## Exercise description
Only the lines from the top of the listing below to the line that has "years by TEA" should be echoed, with both ends kept and pictures left out.
[start of Material]
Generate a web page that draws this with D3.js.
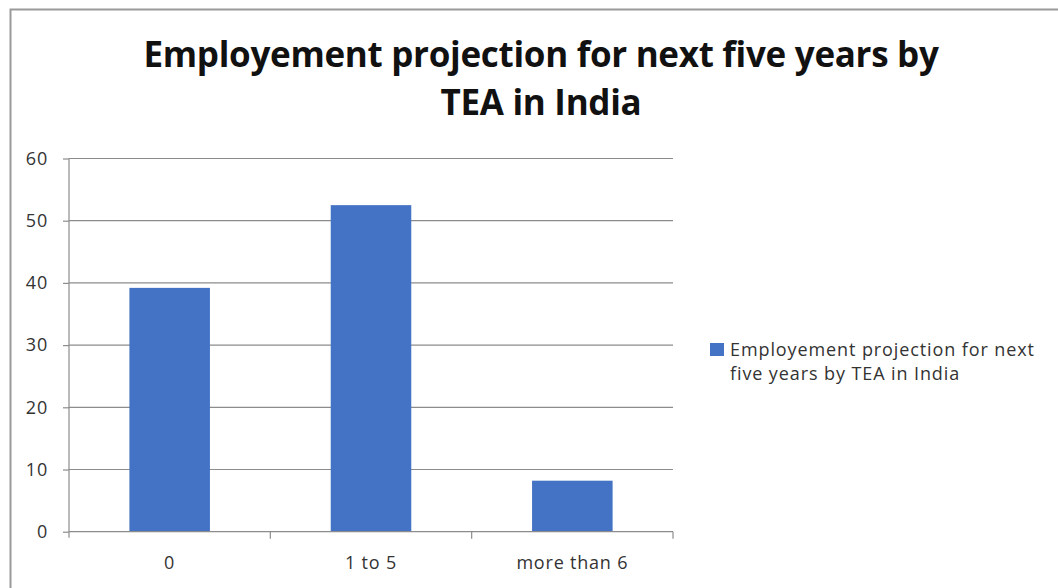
<!DOCTYPE html>
<html><head><meta charset="utf-8">
<script src="https://cdn.jsdelivr.net/npm/d3@7"></script>
<style>body{margin:0;background:#fff}svg{display:block}</style>
</head><body>
<svg id="c" width="1058" height="588"></svg>
<script>
const categories = ["0", "1 to 5", "more than 6"];
const values = [39.2, 52.5, 8.2];
const yTicks = [0, 10, 20, 30, 40, 50, 60];
const titleLines = ["Employement projection for next five years by", "TEA in India"];
const legendLines = ["Employement projection for next", "five years by TEA  in India"];

const svg = d3.select("#c");
const font = "'Open Sans', 'Noto Sans', sans-serif";
svg.append("rect").attr("x",10.5).attr("y",9.5).attr("width",1100).attr("height",700)
  .attr("fill","#fff").attr("stroke","#9a9a9a").attr("stroke-width",2);

const m = {l:69, r:673, t:158.5, b:531.7};
const x = d3.scaleBand().domain(categories).range([m.l, m.r]).paddingInner(0.6).paddingOuter(0.3);
const y = d3.scaleLinear().domain([0,60]).range([m.b, m.t]);

// gridlines
svg.append("g").selectAll("line").data(yTicks.filter(d=>d>0)).join("line")
  .attr("x1",m.l).attr("x2",m.r).attr("y1",d=>y(d)).attr("y2",d=>y(d))
  .attr("stroke","#8c8c8c").attr("stroke-width",1.2);

// bars
svg.append("g").selectAll("rect").data(values).join("rect")
  .attr("x",(d,i)=>x(categories[i])).attr("width",x.bandwidth())
  .attr("y",d=>y(d)).attr("height",d=>y(0)-y(d)).attr("fill","#4472c4");

// y axis
const ya = svg.append("g").attr("transform",`translate(${m.l},0)`)
  .call(d3.axisLeft(y).tickValues(yTicks).tickSize(6).tickPadding(15));
ya.select(".domain").attr("stroke","#8c8c8c").attr("stroke-width",1.2).attr("d",`M0,${m.t}V${m.b+6}`);
ya.selectAll(".tick line").attr("stroke","#8c8c8c").attr("stroke-width",1.2);
ya.selectAll("text").attr("font-family",font).attr("font-size",18).attr("letter-spacing",0.8).attr("fill","#333");

// x axis
const xa = svg.append("g").attr("transform",`translate(0,${m.b})`)
  .call(d3.axisBottom(x).tickSize(0).tickPadding(25));
xa.select(".domain").attr("stroke","#8c8c8c").attr("stroke-width",1.2).attr("d",`M${m.l},0H${m.r}`);
xa.selectAll("text").attr("font-family",font).attr("font-size",18).attr("letter-spacing",0.8).attr("fill","#333");
const bounds = categories.map(c=>x(c)-x.step()*x.paddingInner()/2).slice(1).concat([m.r]);
xa.append("g").selectAll("line").data(bounds).join("line")
  .attr("x1",d=>d).attr("x2",d=>d).attr("y1",0).attr("y2",7)
  .attr("stroke","#8c8c8c").attr("stroke-width",1.2);

// title
svg.append("g").selectAll("text").data(titleLines).join("text")
  .attr("x",541).attr("y",(d,i)=>67+i*48).attr("text-anchor","middle")
  .attr("font-family",font).attr("font-weight","bold").attr("font-size",35)
  .attr("letter-spacing",-0.3).attr("fill","#111").text(d=>d);

// legend
svg.append("rect").attr("x",710).attr("y",343).attr("width",14).attr("height",13).attr("fill","#4472c4");
svg.append("g").selectAll("text").data(legendLines).join("text")
  .attr("x",730).attr("y",(d,i)=>356+i*24)
  .attr("font-family",font).attr("font-size",18).attr("letter-spacing",0.9).attr("fill","#333").text(d=>d);
</script>
</body></html>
[end of Material]
## The answer
Generate a web page that draws this with D3.js.
<!DOCTYPE html>
<html><head><meta charset="utf-8">
<script src="https://cdn.jsdelivr.net/npm/d3@7"></script>
<style>body{margin:0;background:#fff}svg{display:block}</style>
</head><body>
<svg id="c" width="1058" height="588"></svg>
<script>
const categories = ["0", "1 to 5", "more than 6"];
const values = [39.2, 52.5, 8.2];
const yTicks = [0, 10, 20, 30, 40, 50, 60];
const titleLines = ["Employement projection for next five years by", "TEA in India"];
const legendLines = ["Employement projection for next", "five years by TEA  in India"];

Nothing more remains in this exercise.